# Opinions on Virgil's Weight Tracking?



## Ranger (Nov 11, 2009)

Virgil has been getting 12 (heavy) flakes of a hay a day now for the last 2 weeks, now that he has a new paddock buddy who eats just as slowly as he does. New paddock buddy is a little lean, certainly not fat, so the two slow poke eaters get the most hay at the stable. 

Virgil has also been getting grain for 3 weeks now. He's up to 1.5 scoops of 12% complete feed (will be 16% when I need to get some more), 1 scoop of Equine Power 2000 - a high fat, weight building supplement - and 1/4 cup of canola oil. I'm about to start giving him more canola oil and hopefully build up to about a cup.

Let me know what you guys think, keeping in mind I need to get him to a good (maybe slightly plump) weight before October.

So, this is Virgil Week 1:
Skinny as a Scarecrow and made Momma Cry



















Week 2:


















Week 3:
And the introduction of his new paddock buddy


















Today:




































What does everyone think? Getting there? I think the biggest difference I notice his coat. What I thought was shiny wasn't anywhere near as shiny as it used to be...as he's shown me. He used to be so shiny that people thought he was wet and I didn't notice the condition of his coat failing. Poor Virgil. 

Here's some of his feed leftover...he's not even getting a ton of feed. This is about 1/3 of his feed. He's not exactly a hard keeper.









For kicks, here's Virgil at the other end of the spectrum. 6 months after being retired...FAT and shiny, even without being brushed!

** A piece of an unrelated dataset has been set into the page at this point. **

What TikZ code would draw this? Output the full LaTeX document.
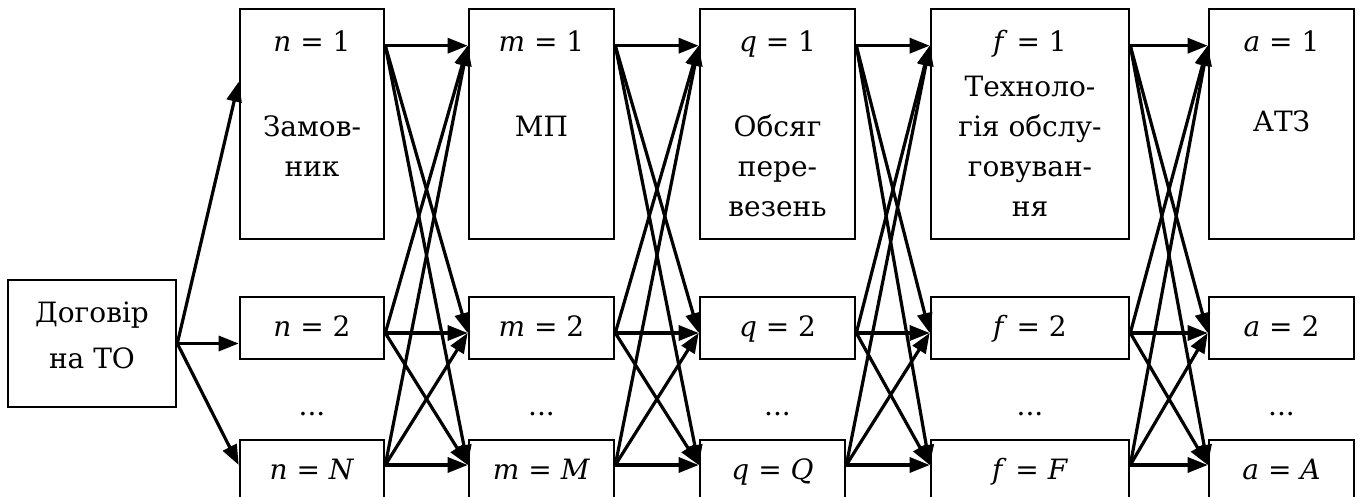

I don't want to get him that fat again but somewhere in between would be great! I would like his coat to look like that again, though.


----------



## Willow52 (Aug 14, 2009)

Oh, he's looking so much better!


----------



## goldensrbest (Dec 20, 2007)

Why did he lose so much weight?


----------



## Bentley's Mom (May 19, 2011)

goldensrbest said:


> Why did he lose so much weight?


His old paddock buddy ate all his own food and then ate Virgil's :no:

He looks so much better and much shinier too.


----------



## coppers-mom (Jan 9, 2009)

I copied the two pictures so I could compare more easily.
Much better.::dblthumb2


----------



## Ranger (Nov 11, 2009)

Bentley's Mom said:


> His old paddock buddy ate all his own food and then ate Virgil's :no:
> 
> He looks so much better and much shinier too.


That's exactly what happened...poor Virgil! 

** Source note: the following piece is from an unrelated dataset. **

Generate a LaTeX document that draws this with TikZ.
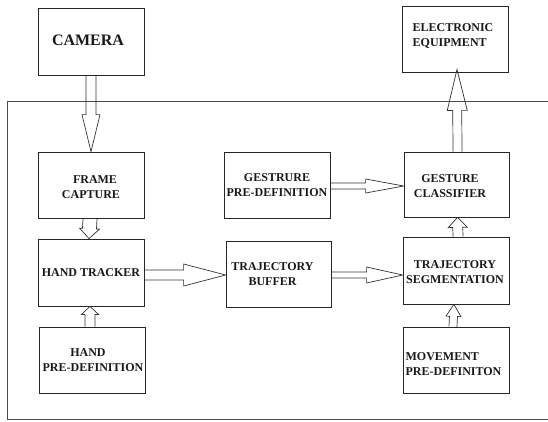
\documentclass[tikz,border=0pt]{standalone}
\usepackage{fontspec}
\setmainfont{Liberation Serif}
\usetikzlibrary{calc}
\newcommand\blockarrow[5]{%
  \coordinate (ba-s) at (#1);
  \coordinate (ba-t) at (#2);
  \coordinate (ba-h) at ($(ba-t)!#5!(ba-s)$);
  \draw[arrowline] ($(ba-s)!#3!90:(ba-t)$) -- ($(ba-h)!#3!90:(ba-t)$) -- ($(ba-h)!#4!90:(ba-t)$) -- (ba-t) -- ($(ba-h)!#4!-90:(ba-t)$) -- ($(ba-h)!#3!-90:(ba-t)$) -- ($(ba-s)!#3!-90:(ba-t)$);
}
\begin{document}
\begin{tikzpicture}[x=1pt,y=-1pt,
  box/.style={draw=black!85, line width=0.8pt, minimum width=106pt, minimum height=66pt, inner sep=0pt},
  txt/.style={font=\fontsize{12}{15}\selectfont\bfseries, align=center, inner sep=0pt, text=black!90},
  txtl/.style={txt, align=left},
  arrowline/.style={draw=black!80, line width=0.7pt, line join=miter}]
\useasboundingbox (0,0) rectangle (548,421);
\draw[draw=black!70, line width=0.9pt] (560,101) -- (7,101) -- (7,419) -- (560,419);

\node[box, minimum height=67pt, label={[txt, font=\fontsize{16}{18}\selectfont\bfseries, xshift=-3pt, yshift=1pt]center:CAMERA}] (cam) at (91,41.5) {};
\node[box, label={[txtl, xshift=-2pt, yshift=3.5pt]center:ELECTRONIC\\EQUIPMENT}] (equip) at (455,39) {};
\node[box, label={[txt, yshift=-2pt]center:\hspace*{8pt}FRAME\\CAPTURE}] (frame) at (91,185) {};
\node[box, label={[txt, yshift=-0.5pt]center:GESTRURE\\PRE-DEFINITION}] (gpre) at (277,185) {};
\node[box, minimum width=105pt, minimum height=65pt, label={[txt, xshift=-6.5pt, yshift=-1.5pt]center:GESTURE\\CLASSIFIER}] (classifier) at (456.5,184.5) {};
\node[box, minimum height=67pt, label={[txt]center:HAND TRACKER}] (tracker) at (91,272.5) {};
\node[box, minimum width=105pt, label={[txt, xshift=-6pt, yshift=-0.5pt]center:TRAJECTORY\\BUFFER}] (buffer) at (278.5,274) {};
\node[box, minimum height=67pt, label={[txt, xshift=-1pt, yshift=-2pt]center:TRAJECTORY\\SEGMENTATION}] (seg) at (456,270.5) {};
\node[box, label={[txt, xshift=1pt, yshift=-0.5pt]center:HAND\hspace*{10pt}\\PRE-DEFINITION}] (handpre) at (92,360) {};
\node[box, label={[txtl, xshift=-2.5pt, yshift=-4.5pt]center:MOVEMENT\\PRE-DEFINITON}] (movement) at (456,360) {};

\blockarrow{cam.south}{frame.north}{5pt}{9pt}{37pt}
\blockarrow{$(frame.south)+(-1,0)$}{$(tracker.north)+(-2,0)$}{7pt}{10pt}{10pt}
\blockarrow{$(handpre.north)+(-2,0)$}{$(tracker.south)+(-1,0)$}{5pt}{8.5pt}{8pt}
\blockarrow{$(tracker.east |- buffer.west)+(0,1)$}{$(buffer.west)+(0,1)$}{5pt}{11pt}{42pt}
\blockarrow{$(buffer.east)+(0,1)$}{$(seg.west |- buffer.east)+(0,1)$}{3pt}{8pt}{36pt}
\blockarrow{$(gpre.east)+(0,1)$}{$(classifier.west |- gpre.east)+(0,1)$}{3pt}{7pt}{38pt}
\blockarrow{$(seg.north)+(2,0)$}{$(classifier.south)+(1,0)$}{5pt}{9.5pt}{10pt}
\blockarrow{$(movement.north)+(-3,0)$}{$(seg.south)+(-2,0)$}{4pt}{7.5pt}{12pt}
\blockarrow{$(classifier.north)+(1,0)$}{$(equip.south)+(2,-3)$}{4.5pt}{10pt}{41pt}
\end{tikzpicture}
\end{document}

Thanks everyone! I'm finally starting to lessen the panic a little. If he continues gaining the weight the way he has, then he'll be ready before it gets cold. (4 weeks or less!) It's already down to 8 degrees tonight and rainy, so Virgil has his fleece lined watersheet to keep him toasty. It's supposed to be back up to 18 degrees by Thursday, though.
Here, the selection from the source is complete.